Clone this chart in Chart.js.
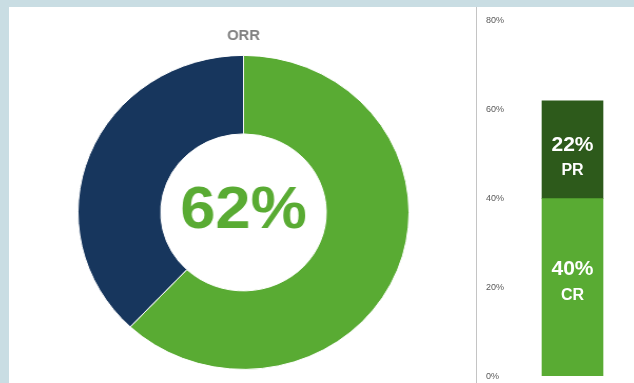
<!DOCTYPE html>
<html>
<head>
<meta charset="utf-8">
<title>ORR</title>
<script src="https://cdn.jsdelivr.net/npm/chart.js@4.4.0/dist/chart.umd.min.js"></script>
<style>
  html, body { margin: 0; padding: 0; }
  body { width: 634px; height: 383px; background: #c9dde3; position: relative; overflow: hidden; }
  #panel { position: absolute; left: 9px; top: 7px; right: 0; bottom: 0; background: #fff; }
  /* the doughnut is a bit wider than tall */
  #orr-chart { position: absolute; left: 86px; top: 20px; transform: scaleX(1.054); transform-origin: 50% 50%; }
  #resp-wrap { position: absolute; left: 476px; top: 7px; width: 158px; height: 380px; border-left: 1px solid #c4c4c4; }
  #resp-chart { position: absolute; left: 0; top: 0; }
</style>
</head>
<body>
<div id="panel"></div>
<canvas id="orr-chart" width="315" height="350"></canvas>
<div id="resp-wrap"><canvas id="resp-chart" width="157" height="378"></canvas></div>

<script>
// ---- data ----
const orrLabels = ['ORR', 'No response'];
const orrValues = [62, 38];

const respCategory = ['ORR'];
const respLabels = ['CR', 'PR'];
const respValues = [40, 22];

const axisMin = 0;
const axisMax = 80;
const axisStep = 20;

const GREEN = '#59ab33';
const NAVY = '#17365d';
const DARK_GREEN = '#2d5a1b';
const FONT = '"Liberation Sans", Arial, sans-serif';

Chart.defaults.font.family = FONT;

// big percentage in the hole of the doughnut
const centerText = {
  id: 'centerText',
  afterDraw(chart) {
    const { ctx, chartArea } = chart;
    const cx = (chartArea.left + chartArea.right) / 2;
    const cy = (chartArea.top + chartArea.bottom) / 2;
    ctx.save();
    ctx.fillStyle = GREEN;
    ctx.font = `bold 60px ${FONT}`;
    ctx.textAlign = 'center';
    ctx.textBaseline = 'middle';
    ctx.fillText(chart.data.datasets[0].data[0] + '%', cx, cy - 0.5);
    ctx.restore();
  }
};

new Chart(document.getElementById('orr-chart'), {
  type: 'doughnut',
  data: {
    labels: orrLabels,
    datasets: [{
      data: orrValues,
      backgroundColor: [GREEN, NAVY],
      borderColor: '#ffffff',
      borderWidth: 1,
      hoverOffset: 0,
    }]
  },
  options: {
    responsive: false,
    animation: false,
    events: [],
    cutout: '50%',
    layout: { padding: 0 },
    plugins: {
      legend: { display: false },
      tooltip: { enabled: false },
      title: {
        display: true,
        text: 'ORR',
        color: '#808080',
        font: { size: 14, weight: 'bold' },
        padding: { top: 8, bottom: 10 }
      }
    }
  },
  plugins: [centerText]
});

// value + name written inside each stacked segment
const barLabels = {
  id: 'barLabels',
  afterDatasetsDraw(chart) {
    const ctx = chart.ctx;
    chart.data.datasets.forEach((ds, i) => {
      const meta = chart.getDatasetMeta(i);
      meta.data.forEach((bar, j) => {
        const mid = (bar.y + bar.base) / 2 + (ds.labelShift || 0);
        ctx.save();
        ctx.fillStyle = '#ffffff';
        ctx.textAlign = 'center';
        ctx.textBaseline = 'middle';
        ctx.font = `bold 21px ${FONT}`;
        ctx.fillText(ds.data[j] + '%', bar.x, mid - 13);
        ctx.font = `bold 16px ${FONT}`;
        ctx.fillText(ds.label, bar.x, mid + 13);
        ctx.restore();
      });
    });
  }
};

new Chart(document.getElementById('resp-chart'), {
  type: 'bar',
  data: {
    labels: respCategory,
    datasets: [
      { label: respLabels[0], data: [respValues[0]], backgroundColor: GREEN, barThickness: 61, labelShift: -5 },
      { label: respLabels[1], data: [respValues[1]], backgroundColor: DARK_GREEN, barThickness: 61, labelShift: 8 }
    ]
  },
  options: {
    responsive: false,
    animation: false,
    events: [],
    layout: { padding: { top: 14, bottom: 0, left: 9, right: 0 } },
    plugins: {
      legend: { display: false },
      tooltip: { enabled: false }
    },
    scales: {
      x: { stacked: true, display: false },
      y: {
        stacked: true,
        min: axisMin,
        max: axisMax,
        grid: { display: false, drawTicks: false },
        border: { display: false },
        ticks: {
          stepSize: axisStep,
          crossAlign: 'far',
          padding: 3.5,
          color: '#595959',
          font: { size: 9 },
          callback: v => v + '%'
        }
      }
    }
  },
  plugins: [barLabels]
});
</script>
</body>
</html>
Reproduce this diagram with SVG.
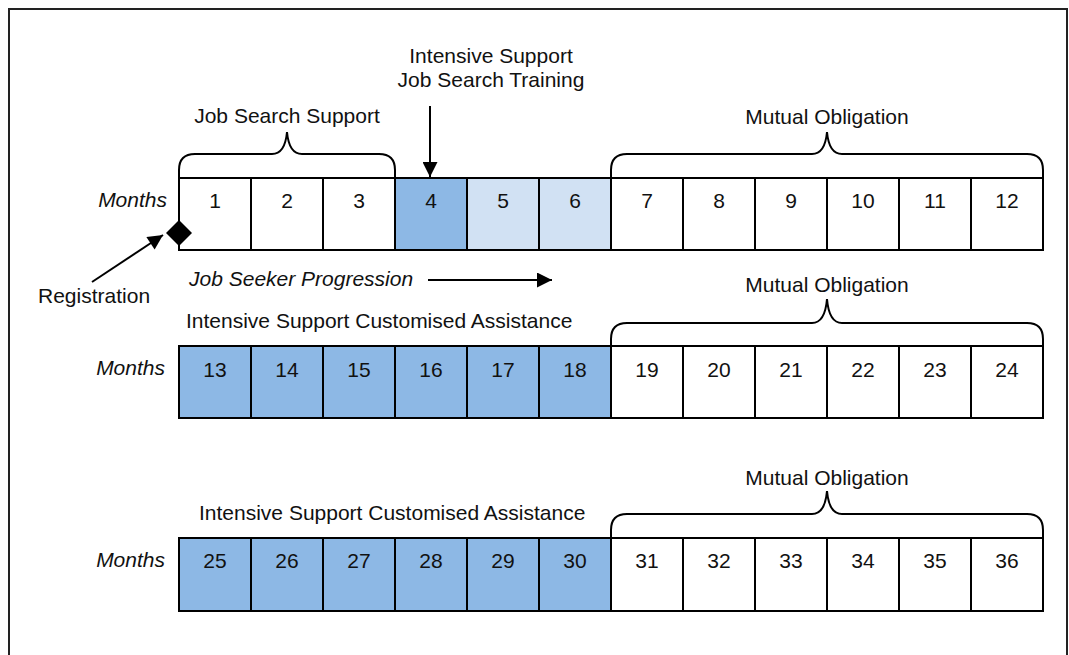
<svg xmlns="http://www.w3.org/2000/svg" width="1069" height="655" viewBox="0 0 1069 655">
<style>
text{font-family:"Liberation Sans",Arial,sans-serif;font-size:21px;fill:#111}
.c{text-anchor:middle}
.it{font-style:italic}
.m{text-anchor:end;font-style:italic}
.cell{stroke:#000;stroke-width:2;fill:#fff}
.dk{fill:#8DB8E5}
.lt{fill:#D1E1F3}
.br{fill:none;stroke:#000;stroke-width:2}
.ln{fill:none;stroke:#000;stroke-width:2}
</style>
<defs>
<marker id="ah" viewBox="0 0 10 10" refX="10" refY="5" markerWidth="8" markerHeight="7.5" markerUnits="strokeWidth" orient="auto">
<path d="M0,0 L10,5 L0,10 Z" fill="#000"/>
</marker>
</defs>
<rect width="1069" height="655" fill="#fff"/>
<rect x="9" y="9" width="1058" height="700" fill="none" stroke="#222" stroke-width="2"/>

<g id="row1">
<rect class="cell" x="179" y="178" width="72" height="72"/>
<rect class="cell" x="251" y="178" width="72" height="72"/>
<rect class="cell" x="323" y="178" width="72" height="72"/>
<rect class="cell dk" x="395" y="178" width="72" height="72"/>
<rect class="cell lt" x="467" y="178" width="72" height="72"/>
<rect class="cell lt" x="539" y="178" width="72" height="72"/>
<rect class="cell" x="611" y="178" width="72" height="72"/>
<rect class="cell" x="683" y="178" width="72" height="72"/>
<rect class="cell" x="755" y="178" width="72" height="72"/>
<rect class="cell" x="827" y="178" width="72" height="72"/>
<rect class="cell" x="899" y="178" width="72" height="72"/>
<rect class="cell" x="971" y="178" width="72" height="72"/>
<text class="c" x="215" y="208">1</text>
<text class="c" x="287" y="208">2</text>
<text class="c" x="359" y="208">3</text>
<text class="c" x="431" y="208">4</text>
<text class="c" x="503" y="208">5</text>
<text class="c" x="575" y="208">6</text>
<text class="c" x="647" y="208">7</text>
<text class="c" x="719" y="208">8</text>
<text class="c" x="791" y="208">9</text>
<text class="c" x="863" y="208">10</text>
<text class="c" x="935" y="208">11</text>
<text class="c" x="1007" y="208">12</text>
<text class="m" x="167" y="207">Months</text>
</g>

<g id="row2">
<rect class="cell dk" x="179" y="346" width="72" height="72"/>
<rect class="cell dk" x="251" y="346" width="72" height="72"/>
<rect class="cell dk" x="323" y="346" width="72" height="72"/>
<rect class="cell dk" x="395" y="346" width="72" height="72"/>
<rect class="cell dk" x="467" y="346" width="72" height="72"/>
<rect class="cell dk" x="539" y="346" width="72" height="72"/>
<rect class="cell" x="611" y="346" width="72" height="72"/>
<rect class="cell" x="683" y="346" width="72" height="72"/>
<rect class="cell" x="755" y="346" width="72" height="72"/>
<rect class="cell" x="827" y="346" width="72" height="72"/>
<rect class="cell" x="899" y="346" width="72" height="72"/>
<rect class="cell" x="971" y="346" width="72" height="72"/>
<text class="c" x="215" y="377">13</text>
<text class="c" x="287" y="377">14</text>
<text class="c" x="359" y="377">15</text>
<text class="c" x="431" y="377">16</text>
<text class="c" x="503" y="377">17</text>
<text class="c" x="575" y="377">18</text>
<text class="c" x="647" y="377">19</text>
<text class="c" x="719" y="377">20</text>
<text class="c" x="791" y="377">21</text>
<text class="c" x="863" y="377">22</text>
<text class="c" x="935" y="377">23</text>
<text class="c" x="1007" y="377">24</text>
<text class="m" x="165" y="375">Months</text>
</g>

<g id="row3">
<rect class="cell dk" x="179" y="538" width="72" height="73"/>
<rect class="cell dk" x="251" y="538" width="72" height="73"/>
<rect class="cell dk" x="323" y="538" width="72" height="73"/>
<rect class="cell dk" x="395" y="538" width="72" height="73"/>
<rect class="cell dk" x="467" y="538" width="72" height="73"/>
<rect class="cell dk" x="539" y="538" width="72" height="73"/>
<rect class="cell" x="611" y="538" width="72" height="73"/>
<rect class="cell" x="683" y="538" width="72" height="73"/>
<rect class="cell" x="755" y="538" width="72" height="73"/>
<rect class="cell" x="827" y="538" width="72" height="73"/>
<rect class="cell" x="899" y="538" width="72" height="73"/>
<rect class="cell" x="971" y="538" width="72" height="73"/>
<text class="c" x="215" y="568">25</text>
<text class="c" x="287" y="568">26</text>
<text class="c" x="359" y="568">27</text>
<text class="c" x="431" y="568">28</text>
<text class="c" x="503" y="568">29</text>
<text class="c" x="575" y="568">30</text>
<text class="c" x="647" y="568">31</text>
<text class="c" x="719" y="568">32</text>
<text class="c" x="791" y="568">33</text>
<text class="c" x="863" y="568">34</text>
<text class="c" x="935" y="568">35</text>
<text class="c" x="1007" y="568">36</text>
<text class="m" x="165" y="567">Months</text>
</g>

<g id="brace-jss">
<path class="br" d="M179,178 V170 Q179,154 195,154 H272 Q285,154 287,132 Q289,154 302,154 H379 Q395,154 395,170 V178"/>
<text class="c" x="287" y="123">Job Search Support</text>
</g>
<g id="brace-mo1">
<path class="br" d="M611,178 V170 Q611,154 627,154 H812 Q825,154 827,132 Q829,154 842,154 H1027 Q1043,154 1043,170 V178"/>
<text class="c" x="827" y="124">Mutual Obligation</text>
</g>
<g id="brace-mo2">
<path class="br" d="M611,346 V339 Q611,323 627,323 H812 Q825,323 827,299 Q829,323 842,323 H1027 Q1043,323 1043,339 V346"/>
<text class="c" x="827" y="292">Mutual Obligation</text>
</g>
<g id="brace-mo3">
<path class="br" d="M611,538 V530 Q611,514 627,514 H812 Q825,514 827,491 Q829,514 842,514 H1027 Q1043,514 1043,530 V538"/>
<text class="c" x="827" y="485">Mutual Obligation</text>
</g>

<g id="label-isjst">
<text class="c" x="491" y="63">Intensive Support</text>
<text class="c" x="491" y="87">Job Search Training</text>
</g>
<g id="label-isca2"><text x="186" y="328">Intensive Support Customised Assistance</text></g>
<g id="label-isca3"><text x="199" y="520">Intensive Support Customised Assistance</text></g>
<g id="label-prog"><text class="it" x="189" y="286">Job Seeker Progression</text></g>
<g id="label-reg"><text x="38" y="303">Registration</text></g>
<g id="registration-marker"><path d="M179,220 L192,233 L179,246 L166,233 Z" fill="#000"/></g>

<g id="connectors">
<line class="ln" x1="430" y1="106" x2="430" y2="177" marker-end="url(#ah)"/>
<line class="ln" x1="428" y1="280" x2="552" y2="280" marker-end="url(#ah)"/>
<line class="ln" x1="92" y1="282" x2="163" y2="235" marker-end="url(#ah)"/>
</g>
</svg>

**Written request:** Please give again the entries word for word, starting at the first line and ending with the line that contains "Chart.defaults.font.family = FONT;"; include both of those lines but none of the pictures.

**Reply:**
Clone this chart in Chart.js.
<!DOCTYPE html>
<html>
<head>
<meta charset="utf-8">
<title>ORR</title>
<script src="https://cdn.jsdelivr.net/npm/chart.js@4.4.0/dist/chart.umd.min.js"></script>
<style>
  html, body { margin: 0; padding: 0; }
  body { width: 634px; height: 383px; background: #c9dde3; position: relative; overflow: hidden; }
  #panel { position: absolute; left: 9px; top: 7px; right: 0; bottom: 0; background: #fff; }
  /* the doughnut is a bit wider than tall */
  #orr-chart { position: absolute; left: 86px; top: 20px; transform: scaleX(1.054); transform-origin: 50% 50%; }
  #resp-wrap { position: absolute; left: 476px; top: 7px; width: 158px; height: 380px; border-left: 1px solid #c4c4c4; }
  #resp-chart { position: absolute; left: 0; top: 0; }
</style>
</head>
<body>
<div id="panel"></div>
<canvas id="orr-chart" width="315" height="350"></canvas>
<div id="resp-wrap"><canvas id="resp-chart" width="157" height="378"></canvas></div>

<script>
// ---- data ----
const orrLabels = ['ORR', 'No response'];
const orrValues = [62, 38];

const respCategory = ['ORR'];
const respLabels = ['CR', 'PR'];
const respValues = [40, 22];

const axisMin = 0;
const axisMax = 80;
const axisStep = 20;

const GREEN = '#59ab33';
const NAVY = '#17365d';
const DARK_GREEN = '#2d5a1b';
const FONT = '"Liberation Sans", Arial, sans-serif';

Chart.defaults.font.family = FONT;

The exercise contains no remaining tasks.